Commands Required Definition
-h, --help False Helpers and print all commands in stdout
-feat, --featureColumns False To treat columns as features. The first column is number 1, the second 2... By default, features are LEMME and POS, e.g 3 4
--mweTags False To give the number of the column containing tags (default 11) Careful! The first column is number 1, the second number 2, ...
--embeddings False To give some files containing embeddings. First, you give the path of the file containing embeddings, and separate with a "," you gave the column concern by this file. eg: file1,2 file2,5 ... You could have only column match with featureColumns.
--file True Give a file in the Extended CoNLL-U (.cupt) format. You can only give one file to train/test a model. You can give a CoNLL file to only test it.
--mode True To choice the mode of the system : train/test. If the file is a train file and you want to create a model use 'train'. If the file is a test/dev file and you want to load a model use 'test'. In test mode the system doesn't need params RNN.
--model True Name of the model which you want to save/load without extension. e.g 'nameModel' , and the system save/load files nameModel.h5, nameModel.json and nameModel.voc. nameModel.h5 is the model file. nameModel.voc is the vocabulary file. nameModel.args is the arguments file which train your model.
--io False Option to use the representation of IO. You can combine with other options like --nogap or/and --cat. By default, the representation is BIO.
-ng, --ngap False Option to use the representation of BIO/IO without gap. By default, the gap it is using to the representation of BIO/IO.
-cat, --category False Option to use the representation of BIO/IO with categories. By default, the representation of BIO/IO is without categories.
--sentences_per_batch False Option to initialize the size of mini batch for the RNN. By default, batch_size is 128.
--max_sentence_size False Option to initialize the size of sentence for the RNN. By default, max_sentence_size is 200.
--overlaps False Option to use the representation of BIO/IO with overlaps. We can't load a file test with overlaps, if option test and overlaps are activated, only the option test is considered. By default, the representation is without overlaps.
--validation_split False Option to configure the validation_split to train the RNN. By default 0.3(30%) of train file is use to validation data.
--validation_data False Give a file in the Extended CoNLL-U (.cupt) format to loss function for the RNN.
--epochs False Number of epochs to train RNN. By default, RNN trains on 10 epochs.
--recurrent_unit False This option allows choosing the type of recurrent units in the recurrent layer. By default it is biGRU. You can choice GRU, LSTM, biGRU, biLSTM.
--number_recurrent_layer False This option allows choosing the numbers of recurrent layer. By default it is 2 recurrent layers.
--size_recurrent_layer False This option allows choosing the size of recurrent layer. By default it is 512.
--feat_embedding_size False Option that takes as input a sequence of integers corresponding to the dimension/size of the embeddings layer of each column given to the --feat option.
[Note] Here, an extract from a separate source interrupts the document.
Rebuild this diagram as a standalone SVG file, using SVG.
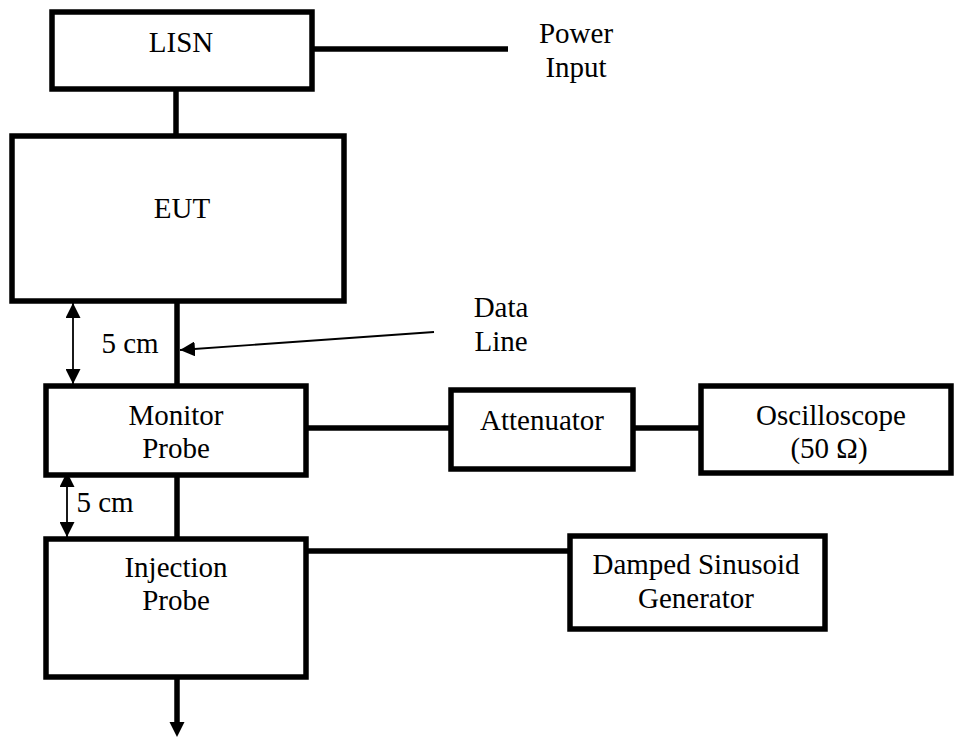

By default, all embeddings have the same size, use the current default value (64)
--early_stopping_mode False Option to save the best model training in function of acc/loss value, only if you use validation_data or validation_split. By default, it is in function of the loss value.
--patience_early_stopping False Option to choice patience for the early stopping. By default, it is 5 epochs.
--numpy_seed False Option to initialize manually the seed of numpy. By default, it is initialized to 42.
--tensorflow_seed False Option to initialize manually the seed of tensorflow. By default, it is initialized to 42.
--random_seed False Option to initialize manually the seed of random library. By default, it is initialized to 42.
--dropout False Float between 0 and 1. Fraction of the units to drop for the linear transformation of the inputs.
--recurrent_dropout False Float between 0 and 1. Fraction of the units to drop for the linear transformation of the recurrent state.
--no_fine_tuning_embeddings False Option to no tune embeddings in train. We can't used its option without --embeddings.
--activationCRF False Option to replace activation('softmax') by a CRF layer.